# Work required
Emit a verbatim copy of the lines below from the line with "Write the matplotlib code for this chart." through the line with "plt.rcParams['font.weight'] = 'bold'", excluding pictures and everything outside that range.

# Source data
# # # # #

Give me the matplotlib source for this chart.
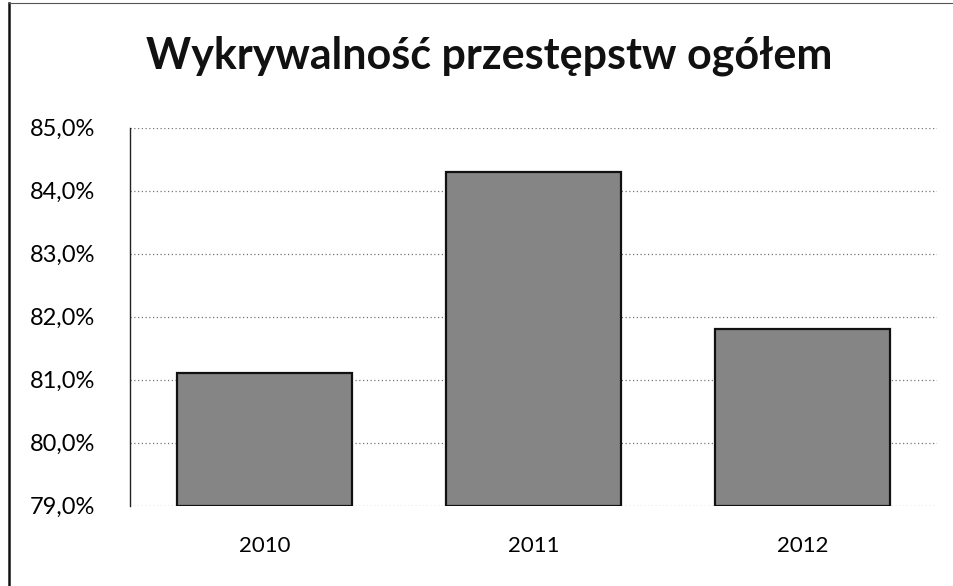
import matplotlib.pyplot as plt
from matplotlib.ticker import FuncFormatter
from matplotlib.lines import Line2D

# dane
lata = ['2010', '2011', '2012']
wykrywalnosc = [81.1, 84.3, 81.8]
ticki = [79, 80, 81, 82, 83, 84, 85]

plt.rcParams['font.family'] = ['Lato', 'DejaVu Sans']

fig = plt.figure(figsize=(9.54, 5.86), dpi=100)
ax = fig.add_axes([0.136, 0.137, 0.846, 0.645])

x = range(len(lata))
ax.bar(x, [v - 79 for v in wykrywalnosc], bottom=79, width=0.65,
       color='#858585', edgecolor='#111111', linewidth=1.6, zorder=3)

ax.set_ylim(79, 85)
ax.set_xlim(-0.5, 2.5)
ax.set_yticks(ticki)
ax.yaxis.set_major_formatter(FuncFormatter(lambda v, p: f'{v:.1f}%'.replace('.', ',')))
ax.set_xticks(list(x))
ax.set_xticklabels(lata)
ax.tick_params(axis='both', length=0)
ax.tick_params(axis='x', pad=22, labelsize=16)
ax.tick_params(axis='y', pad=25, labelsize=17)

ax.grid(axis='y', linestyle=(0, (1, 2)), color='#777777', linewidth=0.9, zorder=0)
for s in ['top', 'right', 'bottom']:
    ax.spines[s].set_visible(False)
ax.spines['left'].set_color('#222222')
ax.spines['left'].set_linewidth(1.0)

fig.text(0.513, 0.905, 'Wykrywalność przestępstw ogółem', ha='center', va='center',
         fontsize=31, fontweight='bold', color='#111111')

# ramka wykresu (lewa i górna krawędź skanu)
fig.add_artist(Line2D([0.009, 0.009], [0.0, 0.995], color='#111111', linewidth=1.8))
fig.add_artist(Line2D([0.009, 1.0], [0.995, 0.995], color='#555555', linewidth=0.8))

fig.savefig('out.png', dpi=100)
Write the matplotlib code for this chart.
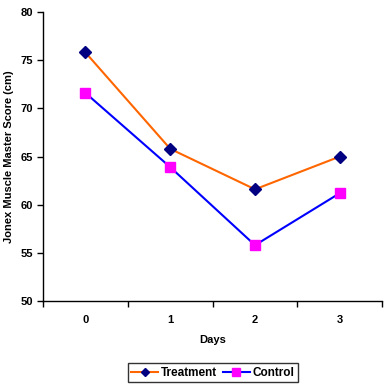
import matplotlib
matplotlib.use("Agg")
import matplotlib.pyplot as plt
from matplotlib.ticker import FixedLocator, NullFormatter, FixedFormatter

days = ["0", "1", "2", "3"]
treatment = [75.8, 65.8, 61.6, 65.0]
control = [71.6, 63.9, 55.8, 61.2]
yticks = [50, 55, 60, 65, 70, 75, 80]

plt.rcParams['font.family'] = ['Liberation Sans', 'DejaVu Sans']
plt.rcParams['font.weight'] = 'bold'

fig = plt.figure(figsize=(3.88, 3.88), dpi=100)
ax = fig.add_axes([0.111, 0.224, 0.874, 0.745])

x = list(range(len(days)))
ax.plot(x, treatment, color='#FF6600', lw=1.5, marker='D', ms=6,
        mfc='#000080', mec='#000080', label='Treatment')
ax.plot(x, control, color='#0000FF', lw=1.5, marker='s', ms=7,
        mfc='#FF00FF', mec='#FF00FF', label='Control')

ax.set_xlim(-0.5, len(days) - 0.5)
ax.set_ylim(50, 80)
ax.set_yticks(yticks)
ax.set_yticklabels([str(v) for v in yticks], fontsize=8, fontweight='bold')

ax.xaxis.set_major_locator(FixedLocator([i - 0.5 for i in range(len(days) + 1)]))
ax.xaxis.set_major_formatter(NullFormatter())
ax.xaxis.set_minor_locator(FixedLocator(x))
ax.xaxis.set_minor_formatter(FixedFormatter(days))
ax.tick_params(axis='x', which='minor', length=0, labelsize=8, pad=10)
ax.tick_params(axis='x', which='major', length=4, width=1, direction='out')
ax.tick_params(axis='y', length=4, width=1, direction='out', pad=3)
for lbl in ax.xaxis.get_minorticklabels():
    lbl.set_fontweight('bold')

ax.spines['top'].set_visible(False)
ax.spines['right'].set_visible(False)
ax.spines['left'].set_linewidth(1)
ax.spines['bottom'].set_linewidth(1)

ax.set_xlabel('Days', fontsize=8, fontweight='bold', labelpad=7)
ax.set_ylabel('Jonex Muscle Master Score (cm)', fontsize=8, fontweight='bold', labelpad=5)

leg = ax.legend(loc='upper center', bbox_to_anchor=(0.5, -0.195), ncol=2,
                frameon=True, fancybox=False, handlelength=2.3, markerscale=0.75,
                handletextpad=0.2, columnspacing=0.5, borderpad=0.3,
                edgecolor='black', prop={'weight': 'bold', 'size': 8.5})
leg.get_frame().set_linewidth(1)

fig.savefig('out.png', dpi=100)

# # # # #

# Solution
Write the matplotlib code for this chart.
import matplotlib
matplotlib.use("Agg")
import matplotlib.pyplot as plt
from matplotlib.ticker import FixedLocator, NullFormatter, FixedFormatter

days = ["0", "1", "2", "3"]
treatment = [75.8, 65.8, 61.6, 65.0]
control = [71.6, 63.9, 55.8, 61.2]
yticks = [50, 55, 60, 65, 70, 75, 80]

plt.rcParams['font.family'] = ['Liberation Sans', 'DejaVu Sans']
plt.rcParams['font.weight'] = 'bold'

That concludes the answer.